The best decision I made in my career was to ride the 2003 recession in a small catalog company that wrote its own code and wanted to grow. Since they were that small, I had responsibilities that had nothing to do with what people of my experience had to do in big companies. I was making stack and architectural decisions quickly. Since we didn't have an army of people, I had to do infrastructure, project proposals, requirements gathering, database administration, and decisions on stack changes. We just couldn't afford specialists. My pay was not exactly competitive, but when I left for a bigger company, I had major advantages over my coworkers, because I had such a breadth of experience compared to them, pigeonholed in roles that did a lot less, and never had to care about what was good for the business, just doing what the next guy in the totem pole said. Your idea of big bucks might be different from mine, but making over 300k in the Midwest sounds pretty good to me.

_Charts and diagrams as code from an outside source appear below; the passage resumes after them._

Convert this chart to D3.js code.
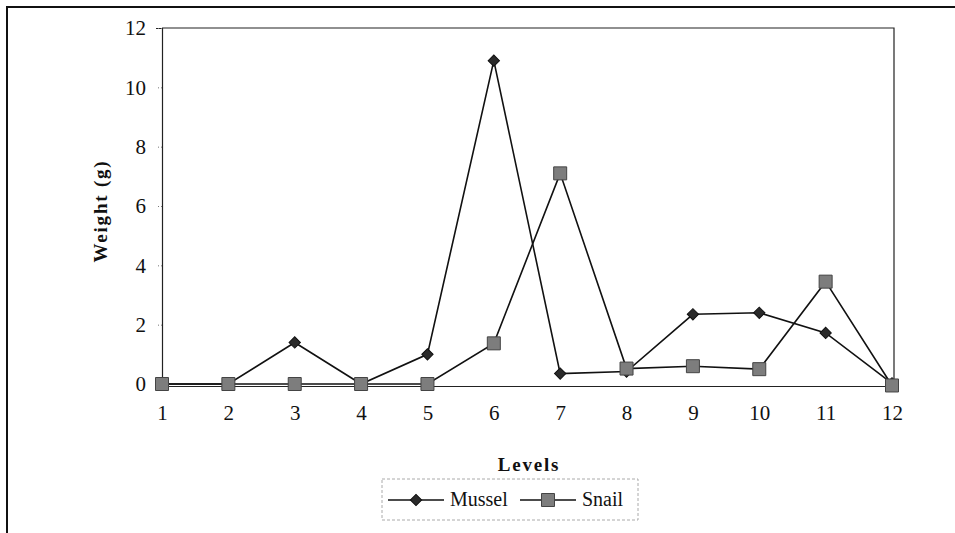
<!DOCTYPE html>
<html>
<head>
<meta charset="utf-8">
<script src="https://cdn.jsdelivr.net/npm/d3@7"></script>
<style>
  body { margin: 0; background: #fff; }
  text { font-family: "Liberation Serif", "Times New Roman", serif; fill: #111; }
</style>
</head>
<body>
<div id="chart"></div>
<script>
const width = 955;
const height = 533;
var margin = { left: 162, top: 28, right: 65, bottom: 149 }

const levels = [1, 2, 3, 4, 5, 6, 7, 8, 9, 10, 11, 12]
const mussel = [0, 0, 1.4, 0, 1.0, 10.9, 0.35, 0.42, 2.35, 2.4, 1.72, 0.02]
const snail = [0, 0, 0, 0, 0, 1.37, 7.1, 0.52, 0.6, 0.5, 3.45, -0.05]
const yTicks = [0, 2, 4, 6, 8, 10, 12]

const serif = "'Liberation Serif', 'Times New Roman', serif"

var svg = d3.select("#chart").append("svg")
    .attr("width", width)
    .attr("height", height)

// outer frame
svg.append("rect")
    .attr("x", 7).attr("y", 7)
    .attr("width", width + 20).attr("height", height + 20)
    .style("fill", "none").style("stroke", "#111").style("stroke-width", 2)

var x = d3.scaleLinear().domain([1, 12]).range([margin.left, width - margin.right + 2])
var y = d3.scaleLinear().domain([0, 12]).range([height - margin.bottom, margin.top])

// plot area border (top, right)
svg.append("path")
    .attr("d", "M" + x(1) + "," + y(12) + "H" + (x(12) + 2) + "V" + y(0))
    .style("fill", "none").style("stroke", "#222").style("stroke-width", 1.2)

// y axis
var yAxis = svg.append("g")
    .attr("transform", "translate(" + x(1) + ",0)")
    .call(d3.axisLeft(y).tickValues(yTicks).tickSize(6).tickPadding(10))
yAxis.select(".domain").style("stroke", "#222").style("stroke-width", 1.2)
yAxis.selectAll(".tick line").style("stroke", "#777").style("stroke-dasharray", "1,2")
yAxis.selectAll(".tick text")
    .style("font-size", "21px")
    .style("font-family", serif)
    .style("fill", "#111")

// x axis
var xAxis = svg.append("g")
    .attr("transform", "translate(0," + (y(0) + 2) + ")")
    .call(d3.axisBottom(x).tickValues(levels).tickSize(0).tickPadding(19).tickFormat(d3.format("d")))
xAxis.select(".domain").style("stroke", "#222").style("stroke-width", 1.2)
xAxis.selectAll(".tick text")
    .style("font-size", "21px")
    .style("font-family", serif)
    .style("fill", "#111")

// axis titles
svg.append("text")
    .attr("transform", "translate(107," + ((y(0) + y(12)) / 2 + 5) + ") rotate(-90)")
    .attr("text-anchor", "middle")
    .style("font-family", serif)
    .style("font-size", "19px")
    .style("font-weight", "bold")
    .style("letter-spacing", "1.8px")
    .text("Weight (g)")

svg.append("text")
    .attr("x", (x(1) + x(12)) / 2 + 2)
    .attr("y", 471)
    .attr("text-anchor", "middle")
    .style("font-family", serif)
    .style("font-size", "19px")
    .style("font-weight", "bold")
    .style("letter-spacing", "1.8px")
    .text("Levels")

var line = d3.line()
    .x((d, i) => x(levels[i]))
    .y(d => y(d))

function drawSeries(values, shape) {
    svg.append("path")
        .datum(values)
        .attr("d", line)
        .style("fill", "none")
        .style("stroke", "#111")
        .style("stroke-width", 1.6)
    svg.selectAll(null)
        .data(values)
        .enter()
        .append("path")
        .attr("transform", (d, i) => "translate(" + x(levels[i]) + "," + y(d) + ")" + (shape === "diamond" ? " rotate(45)" : ""))
        .attr("d", shape === "diamond" ? "M-4,-4H4V4H-4Z" : "M-6.5,-6.5H6.5V6.5H-6.5Z")
        .style("fill", shape === "diamond" ? "#2a2a2a" : "#7d7d7d")
        .style("stroke", shape === "diamond" ? "#111" : "#444")
        .style("stroke-width", 1)
}

// mussel first, snail squares sit on top
drawSeries(mussel, "diamond")
drawSeries(snail, "square")

// legend
var legendX = 382, legendY = 479
svg.append("rect")
    .attr("x", legendX).attr("y", legendY)
    .attr("width", 256).attr("height", 41)
    .style("fill", "none").style("stroke", "#aaa").style("stroke-dasharray", "3,2")

var legendItems = [
    { name: "Mussel", shape: "diamond", x0: legendX + 6 },
    { name: "Snail", shape: "square", x0: legendX + 138 }
]
legendItems.forEach(item => {
    var cy = legendY + 21
    svg.append("line")
        .attr("x1", item.x0).attr("x2", item.x0 + 56)
        .attr("y1", cy).attr("y2", cy)
        .style("stroke", "#111").style("stroke-width", 1.6)
    svg.append("path")
        .attr("transform", "translate(" + (item.x0 + 28) + "," + cy + ")" + (item.shape === "diamond" ? " rotate(45)" : ""))
        .attr("d", item.shape === "diamond" ? "M-4,-4H4V4H-4Z" : "M-6.5,-6.5H6.5V6.5H-6.5Z")
        .style("fill", item.shape === "diamond" ? "#2a2a2a" : "#7d7d7d")
        .style("stroke", item.shape === "diamond" ? "#111" : "#444")
    svg.append("text")
        .attr("x", item.x0 + 62)
        .attr("y", cy + 6)
        .style("font-family", serif)
        .style("font-size", "20px")
        .text(item.name)
})
</script>
</body>
</html>
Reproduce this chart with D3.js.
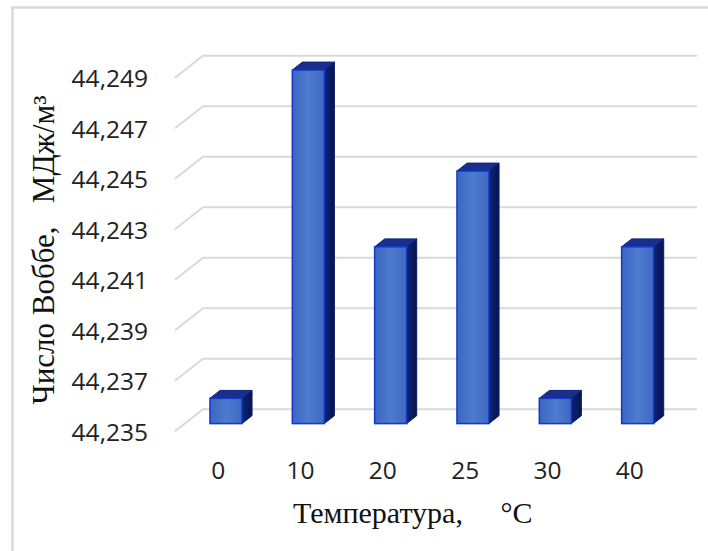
<!DOCTYPE html>
<html>
<head>
<meta charset="utf-8">
<script src="https://cdn.jsdelivr.net/npm/d3@7/dist/d3.min.js"></script>
<style>
  html, body { margin: 0; padding: 0; background: #fff; }
  svg { display: block; }
</style>
</head>
<body>
<svg id="chart" width="708" height="551"></svg>
<script>
// ---- data ----
const categories = ["0", "10", "20", "25", "30", "40"];
const values = [44.236, 44.249, 44.242, 44.245, 44.236, 44.242];
const tickValues = [44.235, 44.237, 44.239, 44.241, 44.243, 44.245, 44.247, 44.249];
const yTitle = "Число Воббе,   МДж/м³";
const xTitle = "Температура,     °C";

// ---- layout ----
const svg = d3.select("#chart");
const depthX = 28, depthY = 22;          // floor depth offset (front -> back)
const barD0 = 0.35, barD1 = 0.71;        // bar depth placement
const yMin = 44.235, yMax = 44.249;

const y = d3.scaleLinear().domain([yMin, yMax]).range([409.3, 55.7]); // back wall
const x = d3.scaleBand().domain(categories).range([175, 669]).paddingInner(0).paddingOuter(0);
const barW = 32;

// chart area border
svg.append("path")
  .attr("d", "M12.5,551 L12.5,7.5 L708,7.5")
  .attr("fill", "none").attr("stroke", "#d9d9d9").attr("stroke-width", 2.5);

// gradients
const defs = svg.append("defs");
const gf = defs.append("linearGradient").attr("id", "gFront").attr("x1", "0").attr("x2", "1").attr("y1", "0").attr("y2", "0");
gf.append("stop").attr("offset", "0").attr("stop-color", "#3b66c4");
gf.append("stop").attr("offset", "0.5").attr("stop-color", "#4d7bcd");
gf.append("stop").attr("offset", "1").attr("stop-color", "#3f69c4");
const gs = defs.append("linearGradient").attr("id", "gSide").attr("x1", "0").attr("x2", "1").attr("y1", "0").attr("y2", "0");
gs.append("stop").attr("offset", "0").attr("stop-color", "#0d2377");
gs.append("stop").attr("offset", "1").attr("stop-color", "#06154f");

// gridlines (back wall + left floor diagonals)
const grid = svg.append("g");
tickValues.forEach(v => {
  const yb = y(v);
  grid.append("path")
    .attr("d", `M175,${yb + depthY} L${175 + depthX},${yb} L${669 + depthX},${yb}`)
    .attr("fill", "none").attr("stroke", "#d9d9d9").attr("stroke-width", 2);
});

// y tick labels
const fmt = d3.format(".3f");
svg.append("g").selectAll("text").data(tickValues).join("text")
  .attr("x", 148)
  .attr("y", d => y(d) + depthY)
  .attr("text-anchor", "end")
  .attr("dominant-baseline", "central")
  .attr("font-family", "'Open Sans', sans-serif")
  .attr("font-size", 24.5)
  .attr("fill", "#222")
  .text(d => fmt(d).replace(".", ","));

// bars
const bars = svg.append("g").selectAll("g").data(categories.map((c, i) => ({ c, v: values[i] }))).join("g");
const fdx = depthX * barD0, fdy = depthY * (1 - barD0);
const ddx = depthX * (barD1 - barD0), ddy = depthY * (barD1 - barD0);
bars.each(function(d) {
  const g = d3.select(this);
  const cx = x(d.c) + x.bandwidth() / 2 + fdx;
  const xl = cx - barW / 2, xr = cx + barW / 2;
  const yt = y(d.v) + fdy, yb = y(yMin) + fdy;
  // side
  g.append("path")
    .attr("d", `M${xr},${yt} L${xr + ddx},${yt - ddy} L${xr + ddx},${yb - ddy} L${xr},${yb} Z`)
    .attr("fill", "url(#gSide)").attr("stroke", "#081a66").attr("stroke-width", 1);
  // top
  g.append("path")
    .attr("d", `M${xl},${yt} L${xr},${yt} L${xr + ddx},${yt - ddy} L${xl + ddx},${yt - ddy} Z`)
    .attr("fill", "#1a2f8c").attr("stroke", "#0c2080").attr("stroke-width", 1);
  // front
  g.append("rect")
    .attr("x", xl).attr("y", yt).attr("width", barW).attr("height", yb - yt)
    .attr("fill", "url(#gFront)").attr("stroke", "#1438c8").attr("stroke-width", 1.5);
});

// x tick labels
svg.append("g").selectAll("text").data(categories).join("text")
  .attr("x", d => x(d) + x.bandwidth() / 2 + 2)
  .attr("y", 469)
  .attr("text-anchor", "middle")
  .attr("dominant-baseline", "central")
  .attr("font-family", "'Open Sans', sans-serif")
  .attr("font-size", 24.5)
  .attr("fill", "#222")
  .text(d => d);

// axis titles
svg.append("text")
  .attr("x", 293).attr("y", 523)
  .attr("font-family", "'Liberation Serif', 'Times New Roman', serif")
  .attr("font-size", 30)
  .attr("fill", "#111")
  .style("white-space", "pre")
  .text(xTitle);

svg.append("text")
  .attr("transform", "translate(54,250) rotate(-90)")
  .attr("text-anchor", "middle")
  .attr("font-family", "'Liberation Serif', 'Times New Roman', serif")
  .attr("font-size", 31)
  .attr("fill", "#111")
  .style("white-space", "pre")
  .text(yTitle);
</script>
</body>
</html>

And it's not just my story: The rest of the people in that team are all doing extremely well. One is a senior architect in a cloud provider. Another is a pretty big conference speaker. The last one is the top technical gun in a consulting firm. All my friends that didn't take risks to go for better experience are doing far less interesting work, for far less money.
That said, a startup just makes it easier to get a job that teaches the right things. If all you end up doing is writing a web app in Rails, you might as well do that in a bigger place that pays better. It's not really about the office being cool, or thinking the company has a good chance at making it, but about finding ways to get a competitive advantage over other developers for the long haul.